Question 6.3.6: A solid steel ball of radius r = 50.0 mm and specific weight...

Goal Find the tension in the wire that is holding up the ball.

Given Properties of the steel ball and the liquid it is suspended in.

Assume The specific weights are uniform and the ball is at rest (in equilibrium).

Draw The hydrostatic forces acting in the horizontal direction sum to zero, so we have not included them on the free-body diagram of the steel ball (Figure 2).

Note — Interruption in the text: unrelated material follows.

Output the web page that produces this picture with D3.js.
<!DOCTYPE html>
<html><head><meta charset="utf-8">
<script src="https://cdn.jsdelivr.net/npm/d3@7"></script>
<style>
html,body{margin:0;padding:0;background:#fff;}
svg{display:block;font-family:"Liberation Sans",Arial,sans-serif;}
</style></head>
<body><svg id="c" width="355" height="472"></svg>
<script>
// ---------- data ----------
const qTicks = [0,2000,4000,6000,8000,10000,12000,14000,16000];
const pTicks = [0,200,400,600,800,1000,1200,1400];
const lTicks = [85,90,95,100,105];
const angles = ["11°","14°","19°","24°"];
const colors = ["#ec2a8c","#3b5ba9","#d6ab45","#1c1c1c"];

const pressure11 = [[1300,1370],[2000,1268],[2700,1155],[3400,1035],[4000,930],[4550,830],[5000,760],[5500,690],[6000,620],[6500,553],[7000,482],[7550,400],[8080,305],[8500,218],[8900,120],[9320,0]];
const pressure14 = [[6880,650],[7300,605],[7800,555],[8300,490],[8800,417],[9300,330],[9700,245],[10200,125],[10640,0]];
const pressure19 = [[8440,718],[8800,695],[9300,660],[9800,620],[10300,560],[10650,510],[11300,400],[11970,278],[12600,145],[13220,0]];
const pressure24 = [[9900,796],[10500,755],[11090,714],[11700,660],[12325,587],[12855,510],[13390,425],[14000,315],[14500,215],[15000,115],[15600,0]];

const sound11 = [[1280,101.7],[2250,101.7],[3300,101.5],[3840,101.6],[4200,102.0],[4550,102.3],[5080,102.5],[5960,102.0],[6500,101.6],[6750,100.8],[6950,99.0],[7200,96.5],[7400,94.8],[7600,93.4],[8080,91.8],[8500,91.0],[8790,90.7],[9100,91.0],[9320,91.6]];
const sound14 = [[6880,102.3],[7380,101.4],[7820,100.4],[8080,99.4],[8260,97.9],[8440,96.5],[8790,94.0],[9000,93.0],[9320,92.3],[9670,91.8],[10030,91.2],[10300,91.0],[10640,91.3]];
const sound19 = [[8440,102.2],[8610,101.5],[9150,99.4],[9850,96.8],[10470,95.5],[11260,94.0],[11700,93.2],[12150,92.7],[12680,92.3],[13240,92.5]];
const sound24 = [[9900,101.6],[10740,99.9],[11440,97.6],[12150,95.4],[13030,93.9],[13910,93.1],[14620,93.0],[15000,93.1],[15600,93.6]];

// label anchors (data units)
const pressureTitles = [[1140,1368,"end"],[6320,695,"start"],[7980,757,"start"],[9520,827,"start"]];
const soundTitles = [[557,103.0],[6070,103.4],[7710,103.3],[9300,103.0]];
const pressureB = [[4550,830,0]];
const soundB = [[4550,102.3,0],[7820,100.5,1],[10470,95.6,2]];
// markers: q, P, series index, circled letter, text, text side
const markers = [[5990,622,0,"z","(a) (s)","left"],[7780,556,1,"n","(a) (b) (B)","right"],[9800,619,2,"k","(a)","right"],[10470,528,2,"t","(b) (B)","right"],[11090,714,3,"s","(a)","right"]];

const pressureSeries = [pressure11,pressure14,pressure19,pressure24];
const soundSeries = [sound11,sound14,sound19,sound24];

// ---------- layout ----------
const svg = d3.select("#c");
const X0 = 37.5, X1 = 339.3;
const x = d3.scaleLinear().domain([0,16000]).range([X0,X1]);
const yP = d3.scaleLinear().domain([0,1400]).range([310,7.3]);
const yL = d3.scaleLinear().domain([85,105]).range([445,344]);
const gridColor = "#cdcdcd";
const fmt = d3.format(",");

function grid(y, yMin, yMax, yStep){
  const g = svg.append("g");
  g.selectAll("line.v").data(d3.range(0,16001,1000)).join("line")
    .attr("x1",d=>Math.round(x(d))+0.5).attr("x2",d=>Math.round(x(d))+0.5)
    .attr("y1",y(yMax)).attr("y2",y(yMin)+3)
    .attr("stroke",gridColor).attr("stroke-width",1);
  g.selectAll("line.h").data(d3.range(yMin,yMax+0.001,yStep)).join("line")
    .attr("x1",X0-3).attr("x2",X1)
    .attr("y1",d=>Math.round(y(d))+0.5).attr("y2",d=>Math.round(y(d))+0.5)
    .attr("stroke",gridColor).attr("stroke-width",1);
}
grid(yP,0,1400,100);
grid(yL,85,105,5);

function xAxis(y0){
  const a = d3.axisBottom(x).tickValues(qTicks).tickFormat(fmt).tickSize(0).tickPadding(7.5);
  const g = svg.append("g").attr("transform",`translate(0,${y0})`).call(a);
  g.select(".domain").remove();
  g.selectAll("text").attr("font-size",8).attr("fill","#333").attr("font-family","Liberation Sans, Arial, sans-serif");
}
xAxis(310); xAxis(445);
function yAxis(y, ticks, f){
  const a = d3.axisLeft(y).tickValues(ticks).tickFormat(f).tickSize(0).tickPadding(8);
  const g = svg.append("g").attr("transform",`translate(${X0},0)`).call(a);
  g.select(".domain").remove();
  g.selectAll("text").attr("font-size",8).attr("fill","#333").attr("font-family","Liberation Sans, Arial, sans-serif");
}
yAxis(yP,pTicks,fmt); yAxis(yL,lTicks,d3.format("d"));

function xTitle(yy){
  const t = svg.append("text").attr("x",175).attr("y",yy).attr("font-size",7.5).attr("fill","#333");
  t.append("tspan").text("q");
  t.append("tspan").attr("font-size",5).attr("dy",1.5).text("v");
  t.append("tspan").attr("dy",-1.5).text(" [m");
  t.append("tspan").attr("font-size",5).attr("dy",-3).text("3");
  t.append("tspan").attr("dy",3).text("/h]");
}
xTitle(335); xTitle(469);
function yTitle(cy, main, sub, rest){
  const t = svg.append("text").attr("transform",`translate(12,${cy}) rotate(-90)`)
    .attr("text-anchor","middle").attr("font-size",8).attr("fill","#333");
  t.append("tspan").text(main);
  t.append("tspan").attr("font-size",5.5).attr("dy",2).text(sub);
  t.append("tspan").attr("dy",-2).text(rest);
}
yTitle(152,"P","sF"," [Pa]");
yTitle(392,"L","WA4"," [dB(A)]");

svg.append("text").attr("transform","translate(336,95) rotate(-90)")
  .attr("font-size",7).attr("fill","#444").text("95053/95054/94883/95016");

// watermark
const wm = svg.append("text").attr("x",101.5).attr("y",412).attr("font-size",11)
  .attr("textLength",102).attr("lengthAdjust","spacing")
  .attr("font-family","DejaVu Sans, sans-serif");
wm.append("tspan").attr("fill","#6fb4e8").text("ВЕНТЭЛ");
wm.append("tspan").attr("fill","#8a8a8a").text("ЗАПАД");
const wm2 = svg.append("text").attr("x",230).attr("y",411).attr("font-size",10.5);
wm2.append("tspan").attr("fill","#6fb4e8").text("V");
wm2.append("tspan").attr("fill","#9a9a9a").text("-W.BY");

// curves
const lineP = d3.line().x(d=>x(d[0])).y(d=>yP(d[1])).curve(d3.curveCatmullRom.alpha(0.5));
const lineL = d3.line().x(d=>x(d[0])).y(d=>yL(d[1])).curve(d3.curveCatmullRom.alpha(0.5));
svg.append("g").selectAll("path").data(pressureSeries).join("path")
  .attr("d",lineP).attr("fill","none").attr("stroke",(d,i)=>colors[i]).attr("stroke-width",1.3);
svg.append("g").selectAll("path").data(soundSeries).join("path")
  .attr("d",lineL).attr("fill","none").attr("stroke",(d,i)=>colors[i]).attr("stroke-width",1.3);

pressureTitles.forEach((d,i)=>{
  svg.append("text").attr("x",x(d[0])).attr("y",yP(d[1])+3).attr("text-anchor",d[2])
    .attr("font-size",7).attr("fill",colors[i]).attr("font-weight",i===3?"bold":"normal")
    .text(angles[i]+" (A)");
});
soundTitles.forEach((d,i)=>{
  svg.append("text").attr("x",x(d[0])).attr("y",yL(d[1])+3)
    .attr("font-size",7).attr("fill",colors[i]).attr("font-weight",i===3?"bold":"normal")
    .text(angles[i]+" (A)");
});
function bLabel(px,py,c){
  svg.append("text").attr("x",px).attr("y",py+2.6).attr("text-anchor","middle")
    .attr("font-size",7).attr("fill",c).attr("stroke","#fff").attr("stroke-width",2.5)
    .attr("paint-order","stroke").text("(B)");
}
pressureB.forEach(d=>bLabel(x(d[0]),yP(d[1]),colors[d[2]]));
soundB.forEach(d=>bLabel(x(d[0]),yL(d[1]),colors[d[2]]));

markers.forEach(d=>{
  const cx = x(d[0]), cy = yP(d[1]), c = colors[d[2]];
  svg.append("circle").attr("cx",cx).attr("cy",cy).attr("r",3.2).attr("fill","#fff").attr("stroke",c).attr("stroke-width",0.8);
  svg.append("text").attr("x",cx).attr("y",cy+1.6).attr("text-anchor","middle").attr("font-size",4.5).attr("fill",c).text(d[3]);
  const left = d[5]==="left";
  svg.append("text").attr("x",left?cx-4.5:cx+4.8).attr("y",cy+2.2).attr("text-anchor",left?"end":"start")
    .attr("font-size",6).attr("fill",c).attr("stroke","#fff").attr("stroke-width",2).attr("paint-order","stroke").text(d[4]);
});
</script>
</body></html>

Formulate Equations and Solve We apply equilibrium in the vertical direction:

T =W – F_{oil} – F_{Hg} (1)

where

W=\gamma _{ball} V_{ball}=\gamma _{s}\frac{4}{3 } \pi r^{3}=\frac{4}{3} \left(76.8  kN m^{3} \right)\pi \left(0.0500  m\right) ^{3} =40.21  N
F_{oil}=V_{ball  submerged} \left(\gamma _{oil}\right) =\frac{1}{2}V_{ball} \left(\gamma _{oil}\right)
=\frac{1}{2} \left\lgroup\frac{4}{3} \pi r^{3}\right\rgroup\gamma _{oil}= \frac{1}{2}\frac{4}{3}\pi \left(0.0500  m\right) ^{3} \left(7.80  kN/ m^{3}\right) =2.042  N
\gamma _{Hg}=V_{ball  submerged}\left(\gamma _{Hg}\right) =\frac{1}{2}V_{ball}\left(\gamma _{Hg}\right)
=\frac{1}{2}\left\lgroup\frac{4}{3}\pi r^{3}\right\rgroup\gamma _{Hg}= \frac{1}{2}\frac{4}{3}\pi\left(0.0500  m\right)^{3} \left(133  kN/m ^{3} \right) = 34.82  N

Find T using (1) and the calculated values of F_{oil} and F_{Hg} :

T =W – F_{oil} – F_{Hg} =40.21 N – 2.042 N – 34.82 N = 3.35 N

If T were negative, it would mean that the wire is in compression. A thin wire would not support a compression force, so it would buckle and the steel ball would rise. A downward force would therefore be needed to sink the steel ball halfway into each liquid.

Check Other than redoing the calculations, there is no good check for this problem.